La place du maréchal Lyautey dans la mémoire marocaine est étrange : il n’est pas complètement honni, comme tout colonialiste conquérant devrait l’être, mais il n’est pas accepté comme toute figure historique doit l’être, d’une manière neutre. Son fantôme ne cesse de hanter le verso des pages d’histoire, comme si on ne savait que faire de ce personnage. Peut-être que la clé de ce mystère réside dans un honteux secret de famille : Lyautey est important dans la mesure où le Maroc n’a cessé, depuis, d’être “lyautéen”, et qu’à défaut de l’avouer franchement, on s’échine sans cesse à brouiller la ré- alité de cet héritage inconfortable.
Quelques exemples : les faux ministres et les vrais conseillers, ceux qui ont un pouvoir de façade, légitimé par l’idéologie du moment (les élections par exemple), et ceux qui tiennent la technostructure ; la crème de l’innovation capitaliste et l’archaïsme économique, comme la ligne à grande vitesse Tanger-Casablanca, et la dépendance de l’économie à la pluviométrie ; les traditions honorées et l’ouverture à l’Occident… La liste est longue, c’est même un jeu amusant de la poursuivre, tant les exemples sont nombreux, et sans cesse renouvelés. Nos politiques publiques croient innover quand elles ne font que poursuivre ce dualisme vieux d’un siècle. Voilà le fondement de l’héritage de Lyautey, ce “mal-développement” marocain, pourtant ambivalent, car il a malgré tout préservé le pays des errements autoritaristes des voisins, sans réussir à l’arracher à la pauvreté. La culture politique marocaine, ce mélange de styles, de gestuelles, de manières de parler et de se taire, date, pour l’essentiel, de ces premières années du protectorat, où un alliage étrange se produisit entre un fonds local et des fantasmes ramenés par Lyautey et son entourage. Hubert Lyautey est-il donc un Lawrence d’Arabie qui aurait réussi ? Pas tout à fait, puisque sa place dans l’historiographie marocaine reste indécise.
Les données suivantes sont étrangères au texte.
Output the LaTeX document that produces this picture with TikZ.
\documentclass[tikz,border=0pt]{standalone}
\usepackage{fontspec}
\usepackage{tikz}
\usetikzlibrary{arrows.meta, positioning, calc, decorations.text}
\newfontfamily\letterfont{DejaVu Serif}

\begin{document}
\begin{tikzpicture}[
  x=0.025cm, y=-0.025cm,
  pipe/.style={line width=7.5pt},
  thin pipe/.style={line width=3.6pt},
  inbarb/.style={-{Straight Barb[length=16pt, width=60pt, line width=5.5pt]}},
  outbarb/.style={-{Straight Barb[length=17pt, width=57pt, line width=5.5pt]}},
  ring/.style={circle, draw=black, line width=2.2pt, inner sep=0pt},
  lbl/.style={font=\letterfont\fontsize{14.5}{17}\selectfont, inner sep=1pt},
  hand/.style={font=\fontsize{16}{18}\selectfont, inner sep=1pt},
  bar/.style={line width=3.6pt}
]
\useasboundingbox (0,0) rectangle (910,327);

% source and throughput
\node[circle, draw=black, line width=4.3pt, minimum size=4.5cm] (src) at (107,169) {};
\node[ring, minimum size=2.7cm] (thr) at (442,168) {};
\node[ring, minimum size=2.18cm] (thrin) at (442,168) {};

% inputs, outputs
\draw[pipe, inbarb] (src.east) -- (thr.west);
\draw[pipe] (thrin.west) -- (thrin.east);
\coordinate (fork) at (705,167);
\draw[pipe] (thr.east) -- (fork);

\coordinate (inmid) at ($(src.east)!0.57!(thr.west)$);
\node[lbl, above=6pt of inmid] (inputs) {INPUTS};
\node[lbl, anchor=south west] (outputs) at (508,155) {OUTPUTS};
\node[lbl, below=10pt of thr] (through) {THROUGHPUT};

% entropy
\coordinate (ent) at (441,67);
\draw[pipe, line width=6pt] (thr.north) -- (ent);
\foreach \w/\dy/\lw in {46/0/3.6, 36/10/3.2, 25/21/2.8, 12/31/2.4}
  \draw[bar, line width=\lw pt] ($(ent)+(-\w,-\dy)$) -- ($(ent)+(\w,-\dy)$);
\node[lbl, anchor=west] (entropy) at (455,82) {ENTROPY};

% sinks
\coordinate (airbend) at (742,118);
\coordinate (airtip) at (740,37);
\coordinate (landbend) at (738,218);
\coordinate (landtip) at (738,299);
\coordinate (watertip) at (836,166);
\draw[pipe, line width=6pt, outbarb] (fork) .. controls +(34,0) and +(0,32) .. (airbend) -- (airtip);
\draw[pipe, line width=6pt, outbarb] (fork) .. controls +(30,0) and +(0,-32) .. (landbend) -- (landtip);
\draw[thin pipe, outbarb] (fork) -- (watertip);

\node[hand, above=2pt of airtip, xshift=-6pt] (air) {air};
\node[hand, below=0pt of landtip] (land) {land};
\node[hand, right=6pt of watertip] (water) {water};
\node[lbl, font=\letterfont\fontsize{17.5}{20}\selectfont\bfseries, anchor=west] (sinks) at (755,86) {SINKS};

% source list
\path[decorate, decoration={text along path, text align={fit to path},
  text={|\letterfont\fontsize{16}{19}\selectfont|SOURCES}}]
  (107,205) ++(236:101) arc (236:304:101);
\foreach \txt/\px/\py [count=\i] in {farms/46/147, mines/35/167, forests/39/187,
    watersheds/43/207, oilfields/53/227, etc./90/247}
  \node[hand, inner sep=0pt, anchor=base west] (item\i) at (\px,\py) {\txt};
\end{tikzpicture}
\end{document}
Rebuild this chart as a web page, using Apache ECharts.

Dans “Maîtres et disciples”, l’anthropologue Abdellah Hammoudi faisait un rapprochement riche d’enseignements entre le statut de “Résident” qu’avait le maréchal et la notion toute marocaine de “meskoun”, d’“habité”, comme on dit d’une maison qu’elle est possédée, ensorcelée. Filons la mé- taphore : Lyautey le “sâkin”, le Résident, cela signifie que le Maroc est “meskoun”, “habité”, tourmenté par un fantôme, son fantôme, ou, plus exactement, par le fantôme de son passé colonial. Car ce passé n’est pas simple : la violence de la prise de pouvoir française a été cachée, refoulée, à la différence d’autres pays. Les guerres de “pacification”, les spoliations de terres et les refoulements de populations se mélangèrent incestueusement avec la sauvegarde des institutions, un minimum de respect pour l’histoire et l’identité locales. Lyautey était ambigu, mais le Maroc l’est encore plus. Lorsqu’on se penche attentivement sur l’histoire de la décolonisation, on a l’impression qu’en 1956, le Maroc ne fermait pas la parenthèse ouverte en 1912, mais celle ouverte en 1925 par le départ de Lyautey et le début d’une “algérianisation” rampante du Maroc, d’une colonisation plus franche. Comme si, en 1956, en revenant à “l’indépendance dans l’interdépendance”, on ne faisait que réinstaurer le régime de Lyautey, qui, depuis, d’une certaine manière, continue de “hanter” la politique marocaine, son style hyper-conservateur et ultra-occidentalisé, ses choix schizophréniques de surdéveloppement et de misère, et ses dualismes permanents.